Modern scholarship, by contrast, is built upon the explicit rejection of each of these assumptions. That is:
1) The meaning of the Bible is found in its own words (as determined by comparative study of ancient languages, not by Rashi or the “medrish”);
2) These words are best interpreted in terms of historical context (as established by literary or archeological evidence outside the Bible);
3) Contradictions among biblical texts reflect the beliefs of multiple authors and editors (who manipulated sources in view of their own theological agendas, and occasionally missed, and often created, a contradiction or two);
4) Those authors are all human beings promoting the authority of their own religious convictions (that is, the “revelation” of the Torah is PR, not an historical event).
Kugel’s presentation of modern methods and their achievements is flawless. Time after time he shows how and why “traditional” and “critical” interpreters reach incompatible conclusions about the text’s real meaning. It all boils down to different assumptions.
But what I find most exciting here is what Kugel achieves after page 661. Having demonstrated the ability of the critical tradition to enrich our appreciation of the meaning of biblical texts “before there was a Bible,” he then pulls the rug out from under his reader. For, he now points out, the historical meaning discovered by modern scholars is not the meaning that explains why or how the Bible came to be read as Scripture in the first place.
What made the Bible the Bible, rather than yet another collection of obscure texts from a provincial temple scriptorium, is the work of the Bible’s anonymous scribal interpreters of the early Second Temple period. The Four Assumptions they brought to the texts — rather than the literal meaning of the texts themselves — are the guide to the true meaning of the Bible as it has been transmitted in Judaism. For only in light of these scribal assumptions (divrei soferim, as the Talmud knows them) is it possible to read the Bible Jewishly as Torah — a model for standing before the Holy One of Israel in a posture of devotion and service.
The irony is obvious: The Bible is the indispensable foundation of Judaism. Yet the meanings that its authors intended are of only passing interest for the conduct of Jewish life.
Sounds radical? Well, put it the Talmud’s way and it’s frum: Moses himself scarcely grasped the halachic implications that the rabbis found in his Torah (Menahot 29b).

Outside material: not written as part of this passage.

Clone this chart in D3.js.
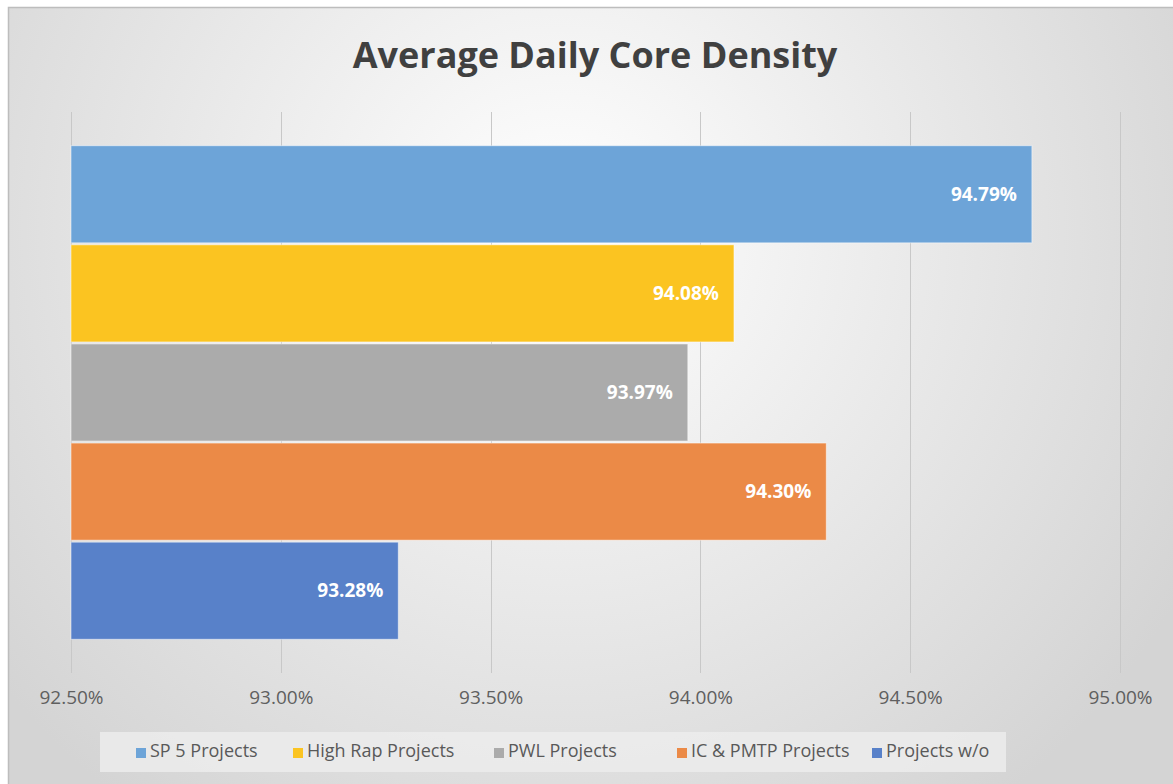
<!DOCTYPE html>
<html lang="en">
<head>
<meta charset="UTF-8">
<title>Average Daily Core Density</title>
<style>
  body { margin: 0; background: #fff; }
  text { font-family: "Open Sans", "Noto Sans", sans-serif; }
</style>
</head>
<body>
<script src="https://d3js.org/d3.v7.min.js"></script>
<div id="chart"></div>
<script>
// data
var series = ["SP 5 Projects", "High Rap Projects", "PWL Projects", "IC & PMTP Projects", "Projects w/o"];
var values = [94.79, 94.08, 93.97, 94.30, 93.28];
var colors = ["#6DA4D8", "#FBC421", "#ABABAB", "#EB8A47", "#5881C9"];
var ticks = [92.5, 93.0, 93.5, 94.0, 94.5, 95.0];

var W = 1173, H = 784;
var svg = d3.select("#chart").append("svg")
    .attr("width", W)
    .attr("height", H);

// background gradient like the excel chart area
var defs = svg.append("defs");
var grad = defs.append("radialGradient")
    .attr("id", "bg")
    .attr("gradientUnits", "userSpaceOnUse")
    .attr("cx", 560).attr("cy", 230).attr("r", 720);
grad.append("stop").attr("offset", "0%").attr("stop-color", "#ffffff");
grad.append("stop").attr("offset", "100%").attr("stop-color", "#d4d4d4");

svg.append("rect")
    .attr("x", 8.5).attr("y", 7.5)
    .attr("width", W).attr("height", H)
    .attr("fill", "url(#bg)")
    .attr("stroke", "#bdbdbd")
    .attr("stroke-width", 1.5);

var x = d3.scaleLinear().domain([92.5, 95.0]).range([71, 1120]);
var y = d3.scaleBand().domain(series).range([112, 673])
    .paddingInner(0.02).paddingOuter(0.34);

// title
svg.append("text")
    .attr("x", 595)
    .attr("y", 68)
    .attr("text-anchor", "middle")
    .style("font-size", "36px")
    .style("font-weight", "bold")
    .style("fill", "#404040")
    .text("Average Daily Core Density");

// gridlines
svg.append("g")
    .selectAll("line")
    .data(ticks)
    .enter()
    .append("line")
    .attr("x1", function(d) { return Math.round(x(d)) + 0.5; })
    .attr("x2", function(d) { return Math.round(x(d)) + 0.5; })
    .attr("y1", 112)
    .attr("y2", 673)
    .attr("stroke", "#c8c8c8")
    .attr("stroke-width", 1);

// bars
svg.append("g")
    .selectAll("rect")
    .data(series)
    .enter()
    .append("rect")
    .attr("x", x(92.5))
    .attr("y", function(d) { return y(d); })
    .attr("width", function(d, i) { return x(values[i]) - x(92.5); })
    .attr("height", y.bandwidth())
    .attr("fill", function(d, i) { return colors[i]; })
    .attr("stroke", "#ffffff")
    .attr("stroke-opacity", 0.5)
    .attr("stroke-width", 1);

// value labels
svg.append("g")
    .selectAll("text")
    .data(series)
    .enter()
    .append("text")
    .attr("x", function(d, i) { return x(values[i]) - 15; })
    .attr("y", function(d) { return y(d) + y.bandwidth() / 2; })
    .attr("dy", "0.35em")
    .attr("text-anchor", "end")
    .style("font-size", "19px")
    .style("font-weight", "bold")
    .style("fill", "#ffffff")
    .text(function(d, i) { return values[i].toFixed(2) + "%"; });

// x axis tick labels
var xAxis = svg.append("g")
    .attr("transform", "translate(0,673)")
    .call(d3.axisBottom(x).tickValues(ticks).tickSize(0).tickPadding(18)
        .tickFormat(function(d) { return d.toFixed(2) + "%"; }));
xAxis.select(".domain").remove();
xAxis.selectAll("text")
    .style("font-family", "'Open Sans', 'Noto Sans', sans-serif")
    .style("font-size", "19px")
    .style("fill", "#5f5f5f");

// legend
svg.append("rect")
    .attr("x", 100).attr("y", 732)
    .attr("width", 906).attr("height", 40)
    .attr("fill", "#ececec")
    .attr("opacity", 0.85);

var legX = [136, 293, 494, 677, 872];
var leg = svg.append("g")
    .selectAll("g")
    .data(series)
    .enter()
    .append("g")
    .attr("transform", function(d, i) { return "translate(" + legX[i] + ",751)"; });
leg.append("rect")
    .attr("x", 0).attr("y", -3)
    .attr("width", 10).attr("height", 10)
    .attr("fill", function(d, i) { return colors[i]; });
leg.append("text")
    .attr("x", 14)
    .attr("y", 0)
    .attr("dy", "0.32em")
    .style("font-size", "18px")
    .style("fill", "#595959")
    .text(function(d) { return d; });
</script>
</body>
</html>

But let Kugel put it his way (p. 685):
In Judaism, Scripture is ultimately valued not as history, nor as theology, nor even as the great, self-sufficient corpus of divine utterances.... What Scripture is, and always has been, in Judaism is the beginning of a manual entitled To Serve God, a manual whose trajectory has always led from the prophet to the interpreter, and from the divine to the merely human.... Since in Judaism it is not the words of Scripture themselves that are ultimately supreme, but the service of God...that they enjoin, then to suggest that everything hangs on Scripture might well be described as a form of fetishism or idolatry, that is, a mistaking of the message for its Sender and the turning of its words into idols of wood or stone.... For Judaism, the crucial element in Scripture has always been the imperative that Scripture’s very existence embodies...the basic divine commandment reflected in Deuteronomy’s exhortation “to serve the LORD your God with all your heart and all your soul” (Dt. 10:12).